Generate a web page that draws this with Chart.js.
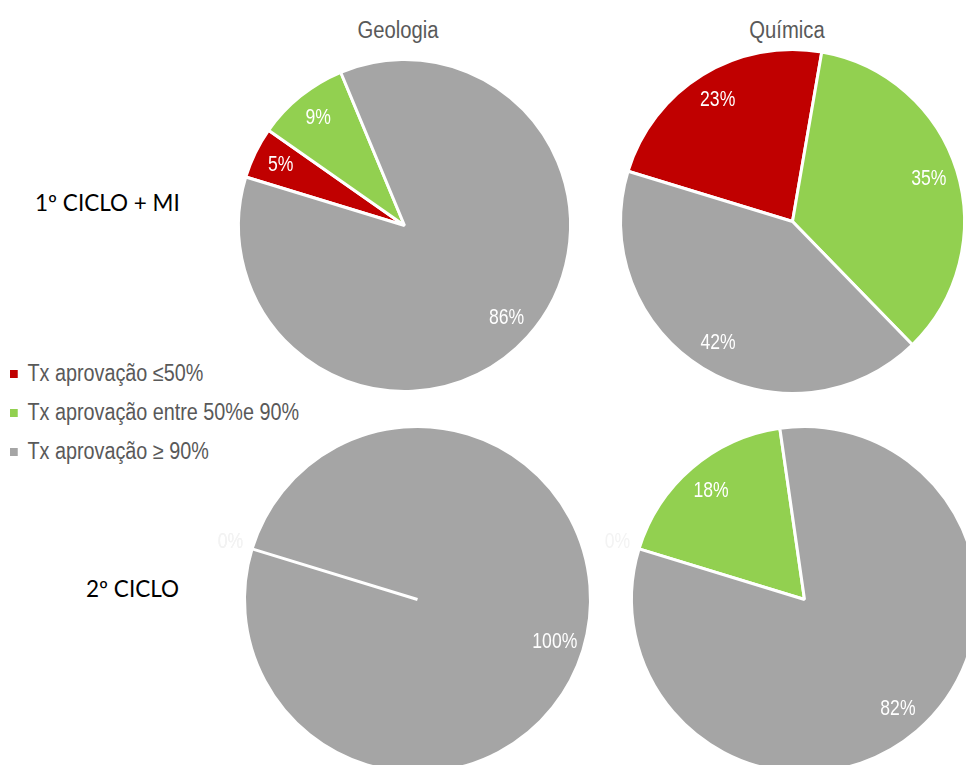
<!DOCTYPE html>
<html lang="pt">
<head>
<meta charset="UTF-8">
<title>Taxa de aprovação - Geologia e Química</title>
<script src="https://cdn.jsdelivr.net/npm/chart.js"></script>
<style>
    body {
        margin: 0;
        width: 966px;
        height: 765px;
        overflow: hidden;
        background: #fff;
        position: relative;
        font-family: "Liberation Sans", Arial, sans-serif;
    }
    canvas { position: absolute; }
    .title {
        position: absolute;
        color: #595959;
        font-size: 23px;
        transform: translate(-50%, -50%) scaleX(0.88);
        white-space: nowrap;
    }
    .row-label {
        position: absolute;
        font-family: Lato, "Open Sans", sans-serif;
        font-size: 22.5px;
        color: #000;
        transform: translateY(-50%);
        white-space: nowrap;
    }
    .legend {
        position: absolute;
        left: 10px;
        top: 359px;
        transform: scaleX(0.86);
        transform-origin: 0 0;
    }
    .legend div {
        height: 39px;
        line-height: 29px;
        color: #595959;
        font-size: 23px;
        white-space: nowrap;
    }
    .legend span {
        display: inline-block;
        width: 9.3px;
        height: 8px;
        margin-right: 11px;
        vertical-align: 3px;
    }
</style>
</head>
<body>
<div class="title" style="left:398px; top:30px;">Geologia</div>
<div class="title" style="left:787px; top:30px;">Química</div>
<div class="row-label" style="left:35px; top:202px;">1º CICLO + MI</div>
<div class="row-label" style="left:86px; top:588px;">2º CICLO</div>
<div class="legend" id="legend"></div>

<canvas id="geo1"></canvas>
<canvas id="qui1"></canvas>
<canvas id="geo2"></canvas>
<canvas id="qui2"></canvas>

<script>
    // categorias e cores
    const categorias = ['Tx aprovação ≤50%', 'Tx aprovação entre 50%e 90%', 'Tx aprovação ≥ 90%'];
    const cores = ['#C00000', '#92D050', '#A5A5A5'];

    // valores em percentagem
    const geologia1Ciclo = [5, 9, 86];
    const quimica1Ciclo = [23, 35, 42];
    const geologia2Ciclo = [0, 0, 100];
    const quimica2Ciclo = [0, 18, 82];

    const PAD = 45;      // espaço à volta para os rótulos de 0%
    const BORDA = 3;

    // legenda partilhada
    const legendDiv = document.getElementById('legend');
    categorias.forEach((c, i) => {
        const row = document.createElement('div');
        row.innerHTML = '<span style="background:' + cores[i] + '"></span>' + c;
        legendDiv.appendChild(row);
    });

    // rótulos de percentagem dentro das fatias (letra estreita)
    const rotulos = {
        id: 'rotulos',
        afterDatasetsDraw(chart) {
            const ctx = chart.ctx;
            const meta = chart.getDatasetMeta(0);
            const dados = chart.data.datasets[0].data;
            meta.data.forEach((arc, i) => {
                const p = arc.getProps(['x', 'y', 'startAngle', 'endAngle', 'outerRadius'], true);
                const meio = (p.startAngle + p.endAngle) / 2;
                const zero = dados[i] === 0;
                const dist = p.outerRadius * (zero ? 1.13 : 0.83);
                ctx.save();
                ctx.translate(p.x + Math.cos(meio) * dist, p.y + Math.sin(meio) * dist);
                ctx.scale(0.8, 1);
                ctx.font = '22px "Liberation Sans", Arial, sans-serif';
                ctx.textAlign = 'center';
                ctx.textBaseline = 'middle';
                ctx.fillStyle = zero ? '#f3f3f3' : '#ffffff';
                ctx.fillText(dados[i] + '%', 0, 0);
                ctx.restore();
            });
        }
    };

    function desenharPie(id, valores, cx, cy, raio) {
        const canvas = document.getElementById(id);
        const size = 2 * raio + BORDA + 2 * PAD;
        canvas.width = size;
        canvas.height = size;
        canvas.style.left = (cx - size / 2) + 'px';
        canvas.style.top = (cy - size / 2) + 'px';
        new Chart(canvas.getContext('2d'), {
            type: 'pie',
            data: {
                labels: categorias,
                datasets: [{
                    data: valores,
                    backgroundColor: cores,
                    borderColor: '#ffffff',
                    borderWidth: BORDA,
                    hoverBorderWidth: BORDA,
                    hoverOffset: 0
                }]
            },
            options: {
                responsive: false,
                animation: false,
                rotation: 287,
                layout: { padding: PAD },
                plugins: {
                    legend: { display: false },
                    tooltip: { enabled: false }
                }
            },
            plugins: [rotulos]
        });
    }

    desenharPie('geo1', geologia1Ciclo, 404, 225, 166);
    desenharPie('qui1', quimica1Ciclo, 792, 221, 172);
    desenharPie('geo2', geologia2Ciclo, 417, 599, 173);
    desenharPie('qui2', quimica2Ciclo, 804, 599, 173);
</script>
</body>
</html>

◆ **Task goal**: Transcribe the material exactly, and leave out whatever pictures it holds.

◆ **Task answer**:
Generate a web page that draws this with Chart.js.
<!DOCTYPE html>
<html lang="pt">
<head>
<meta charset="UTF-8">
<title>Taxa de aprovação - Geologia e Química</title>
<script src="https://cdn.jsdelivr.net/npm/chart.js"></script>
<style>
    body {
        margin: 0;
        width: 966px;
        height: 765px;
        overflow: hidden;
        background: #fff;
        position: relative;
        font-family: "Liberation Sans", Arial, sans-serif;
    }
    canvas { position: absolute; }
    .title {
        position: absolute;
        color: #595959;
        font-size: 23px;
        transform: translate(-50%, -50%) scaleX(0.88);
        white-space: nowrap;
    }
    .row-label {
        position: absolute;
        font-family: Lato, "Open Sans", sans-serif;
        font-size: 22.5px;
        color: #000;
        transform: translateY(-50%);
        white-space: nowrap;
    }
    .legend {
        position: absolute;
        left: 10px;
        top: 359px;
        transform: scaleX(0.86);
        transform-origin: 0 0;
    }
    .legend div {
        height: 39px;
        line-height: 29px;
        color: #595959;
        font-size: 23px;
        white-space: nowrap;
    }
    .legend span {
        display: inline-block;
        width: 9.3px;
        height: 8px;
        margin-right: 11px;
        vertical-align: 3px;
    }
</style>
</head>
<body>
<div class="title" style="left:398px; top:30px;">Geologia</div>
<div class="title" style="left:787px; top:30px;">Química</div>
<div class="row-label" style="left:35px; top:202px;">1º CICLO + MI</div>
<div class="row-label" style="left:86px; top:588px;">2º CICLO</div>
<div class="legend" id="legend"></div>

<canvas id="geo1"></canvas>
<canvas id="qui1"></canvas>
<canvas id="geo2"></canvas>
<canvas id="qui2"></canvas>

<script>
    // categorias e cores
    const categorias = ['Tx aprovação ≤50%', 'Tx aprovação entre 50%e 90%', 'Tx aprovação ≥ 90%'];
    const cores = ['#C00000', '#92D050', '#A5A5A5'];

    // valores em percentagem
    const geologia1Ciclo = [5, 9, 86];
    const quimica1Ciclo = [23, 35, 42];
    const geologia2Ciclo = [0, 0, 100];
    const quimica2Ciclo = [0, 18, 82];

    const PAD = 45;      // espaço à volta para os rótulos de 0%
    const BORDA = 3;

    // legenda partilhada
    const legendDiv = document.getElementById('legend');
    categorias.forEach((c, i) => {
        const row = document.createElement('div');
        row.innerHTML = '<span style="background:' + cores[i] + '"></span>' + c;
        legendDiv.appendChild(row);
    });

    // rótulos de percentagem dentro das fatias (letra estreita)
    const rotulos = {
        id: 'rotulos',
        afterDatasetsDraw(chart) {
            const ctx = chart.ctx;
            const meta = chart.getDatasetMeta(0);
            const dados = chart.data.datasets[0].data;
            meta.data.forEach((arc, i) => {
                const p = arc.getProps(['x', 'y', 'startAngle', 'endAngle', 'outerRadius'], true);
                const meio = (p.startAngle + p.endAngle) / 2;
                const zero = dados[i] === 0;
                const dist = p.outerRadius * (zero ? 1.13 : 0.83);
                ctx.save();
                ctx.translate(p.x + Math.cos(meio) * dist, p.y + Math.sin(meio) * dist);
                ctx.scale(0.8, 1);
                ctx.font = '22px "Liberation Sans", Arial, sans-serif';
                ctx.textAlign = 'center';
                ctx.textBaseline = 'middle';
                ctx.fillStyle = zero ? '#f3f3f3' : '#ffffff';
                ctx.fillText(dados[i] + '%', 0, 0);
                ctx.restore();
            });
        }
    };

    function desenharPie(id, valores, cx, cy, raio) {
        const canvas = document.getElementById(id);
        const size = 2 * raio + BORDA + 2 * PAD;
        canvas.width = size;
        canvas.height = size;
        canvas.style.left = (cx - size / 2) + 'px';
        canvas.style.top = (cy - size / 2) + 'px';
        new Chart(canvas.getContext('2d'), {
            type: 'pie',
            data: {
                labels: categorias,
                datasets: [{
                    data: valores,
                    backgroundColor: cores,
                    borderColor: '#ffffff',
                    borderWidth: BORDA,
                    hoverBorderWidth: BORDA,
                    hoverOffset: 0
                }]
            },
            options: {
                responsive: false,
                animation: false,
                rotation: 287,
                layout: { padding: PAD },
                plugins: {
                    legend: { display: false },
                    tooltip: { enabled: false }
                }
            },
            plugins: [rotulos]
        });
    }

    desenharPie('geo1', geologia1Ciclo, 404, 225, 166);
    desenharPie('qui1', quimica1Ciclo, 792, 221, 172);
    desenharPie('geo2', geologia2Ciclo, 417, 599, 173);
    desenharPie('qui2', quimica2Ciclo, 804, 599, 173);
</script>
</body>
</html>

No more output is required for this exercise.